Хорошо знал Курбский и античную мифологию. К примеру, обличая лютую жестокость Ивана Грозного и его ближайших приспешников, Курбский сравнивает их с Кроносом — титаном, отцом Зевса, который, чтобы спастись от судьбы, живьем проглатывал своих детей.
Практически все авторы, описывавшие жизнь Курбского в русской Литве, поражаются энциклопедичности его знаний. Так, Е.Л. Немировский писал: «В своем имении Миляновичи Курбский собрал большую библиотеку латинских, греческих, славянских и польских книг. «Аз же те токмо Великого Василия всю книгу купих, — писал он ученику старца Артемия Марку Сырыгозину, — но иных некоторых учителей наших: все оперы книги Иоанна Златоуставы, Григория Богослова, Кирилла Александрийского, Иоанна Дамаскина и кронику неякую ново з грецка на латынске переложенную, зело потребную и премудрую...» Князь составил каталог своей библиотеки и послал его Сарыгозину, прося рекомендовать ему, какими еще книгами следовало пополнить собрание.
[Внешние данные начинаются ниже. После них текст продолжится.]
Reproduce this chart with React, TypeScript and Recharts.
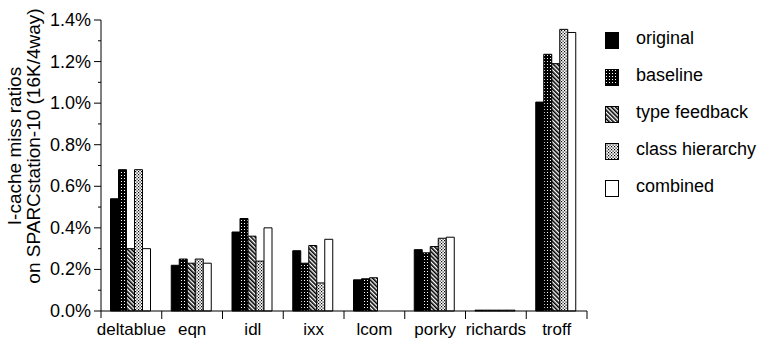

Были в библиотеке Курбского философские и естественнонаучные труды классиков античной литературы. В предисловии к переведенному им сборнику произведений Иоанна Златоуста, которому он дал название «Новый Маргарит», князь сообщил, что он «разумы высочайших древних мужей прохождах... прочитах рассмотрях физические (физика есть книга Аристотельская, коя в себе замыкает прирожденную або естественную философию и есть зело премудра) и обучахся и навыках еттических (также и этика, десять книг Аристотельски...)». Знал Курбский и злободневную в ту пору литературу реформационного движения — «Меленктона Филиппа и Лютора Мартина, и учеников его Цвинглияна, Кальвина и протчих». Ко всем этим сочинениям, как и к писаниям русских и польских «еретиков», князь относился отрицательно. Известна была ему и славянская рукописная и печатная традиция, в частности издания Франциска Скорины. «Книги обретаются в земли нашей Ветхаго и Новаго Завета и пророчески вси, — писал он старцу Васьяну, — а перевод Скорины Полотского, переведены не в даних летех, аки лет 50 или мало с сим».